Now available: You can see an example of this program at assignment checker (which uses gnoga to integrate the GUI, web server, and problem solution). On-campus or VPN session required.



In this assignment you will work with pointers, trees, and Huffman codes. You will implement procedures to_huffman and to_ascii that convert between Huffman and ASCII representations of a string. Huffman codes are used for compressing data by using shorter bit strings to represent more frequent characters and longer bit strings for less frequent ones. In this assignment you will find the frequency of the characters of a string, then create the code for that string, and finally convert the string to its Huffman encoding.

Example:

      Original String: "The cat in the Hat"
      Frequency and character encodings:
          :  4   00
         H:  1   11010
         T:  1   11011
         a:  2   010
         c:  1   0110
         e:  2   100
         h:  2   101
         i:  1   0111
         n:  1   1100
         t:  3   111

      Encoded string: 110111011000001100101110001111100001111011000011010010111
      With spacing  : 11011 101 100 00 0110 010 111 00 0111 1100 00 111 101 100 00 11010 010 111
The encoded string would take about 57 bits vs 18*8=144 bits for ASCII. The original string contains four spaces (coded as 00), three 't's (coded as 111), etc. To help the human reader, the second encoded string includes spaces between the bits for the individual letters. As you can see, this is a prefix code: no codeword is a prefix of another word (hmm, prefix-free would be a better name). Having a prefix code is important for converting coded strings back into ASCII.

Creating Huffman Codes:
Follow these steps to create the code:
  1. Build a frequency table for the string.
  2. For each character whose frequency is not zero, create a tree consisting of a single node. In that node store the character and its frequency.
  3. Use a greedy algorithm to combine lowest frequency trees until one tree remains
  4. The path to a leaf represents the code for that character:
See examples online.

Huffman_Pkg:
You will implement the following package:
      subtype Bit is Character range '0' .. '1';

      -- ASCII String
      subtype A_String is String;

      -- Huffman String
      subtype H_String is String with 
         dynamic_predicate => (for all c of H_String => c in Bit);

      -- Readable Huffman String
      subtype RH_String is String with 
         dynamic_predicate => (for all c of RH_String => c in Bit | ' ');

      type A_String_Ptr is access A_String;
      type H_String_Ptr is access H_String;

      type Frequency_Table is array (Character) Of Natural;
      type Huffman_Table is array (Character) Of H_String_Ptr;

      function create_freq_table (s : A_String) return Frequency_Table;
      function create_huffman_table (s : A_String) return Huffman_Table;

      function to_huffman (s: A_String; c : Huffman_Table; spaces : Boolean := false) return RH_String;

      function to_huffman (s: A_String; spaces : Boolean := false) return RH_String with
         post => to_huffman'result = to_huffman(s, create_huffman_table(s), spaces)
                 and ((    spaces and to_huffman'result in RH_String) or
                      (not spaces and to_huffman'result in  H_String));

      function to_ascii (s : H_String; ft : Frequency_Table) return A_String with
         post => to_huffman(to_ascii'result, false) = s;

      -- You might want to add this procedure to your package:
      -- Print the Huffman tree for s
      -- procedure print_tree (s: A_String);
   end huffman_pkg;
The notation to_huffman'result, for example, refers to the result returned by the function to_huffman.

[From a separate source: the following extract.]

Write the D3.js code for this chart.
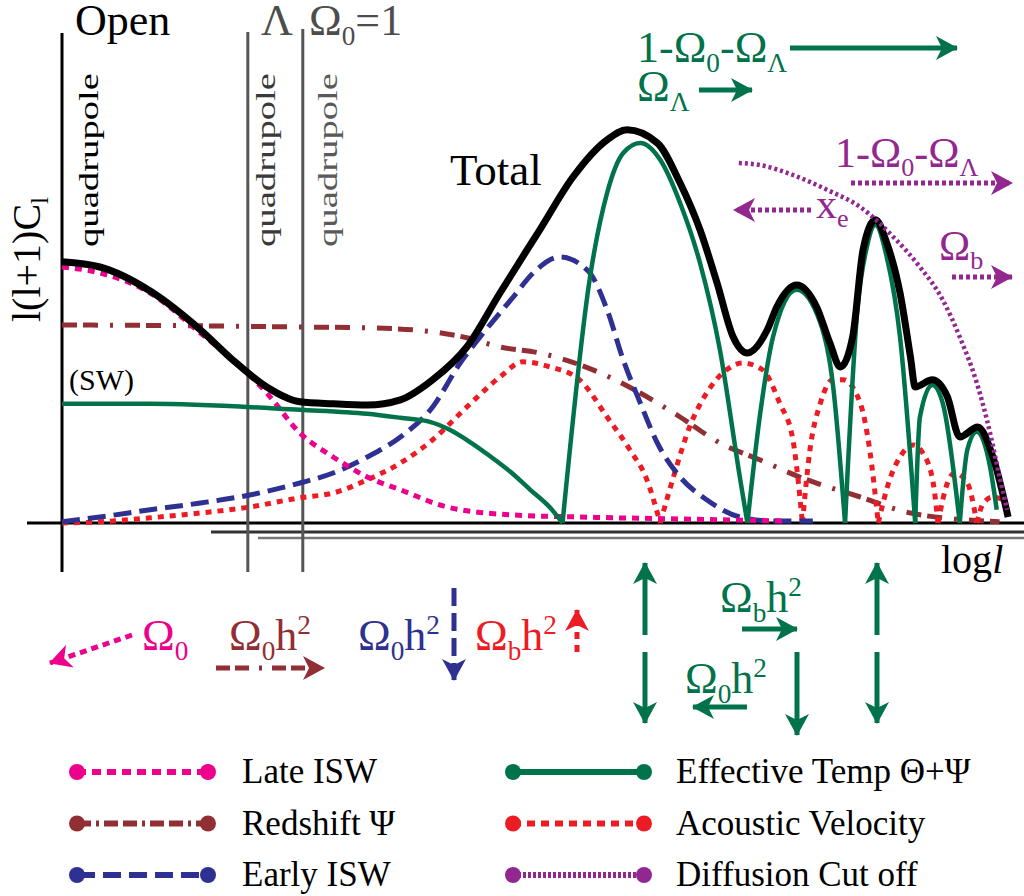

In to_huffman'result, spaces are included between letters when the parameter spaces is true. The subtypes A_String and H_String would be better if they were defined as new types, but subtypes are simpler! Of course, to_ascii and to_huffman are inverses.

Tree_Pkg:
You need trees, and so you will implement this package.
   generic
      type Item_Type is private;

      with procedure put(i : Item_Type);

   package Tree_Pkg is
      type Tree is private;

      Empty : constant Tree;

      function is_leaf (t : Tree) return Boolean with pre => not is_empty (t);
      function is_empty (t : Tree) return Boolean;

      function new_tree (i : Item_Type; l, r : Tree) return Tree;

      function left (t : Tree) return Tree with pre => not is_empty (t);
      function right (t : Tree) return Tree with pre => not is_empty (t);

      function data (t : Tree) return Item_Type with pre => not is_empty (t);

      procedure put_pre_order (t : Tree);
   private
      ...
   end Tree_Pkg;
   


Client:
Your client should read lines of text (use get_line) until EOF. For each line it should print the frequency table, the Huffman table, the original string, the encoded string without spaces, and the encoded string with spaces. Here is a simple client that shows how the routines work.
with huffman_pkg; use huffman_pkg;
procedure someclient is
   s : constant String := "The cat in the Hat";

   f_table : Frequency_Table := create_freq_table (s);
   h_table : Huffman_Table := create_huffman_table (s);
begin
   put_f_table (f_table);
   put_h_table (h_table);

   put_line (to_huffman (s, false));
   put_line (to_huffman (s, true));

   put_line (to_ascii (to_huffman (s, false), create_freq_table (s)));


Other Points:

Your program should have well-designed data, good decomposition, and make good use of language features. Use good style, including good indentation, descriptive constant, variable, type, function, procedure, and package names, and named constants. Also use good commenting style, remembering that the first thing in any program file should be a comment that gives a brief overview of what the file contains (and should do). Follow these commenting guidelines.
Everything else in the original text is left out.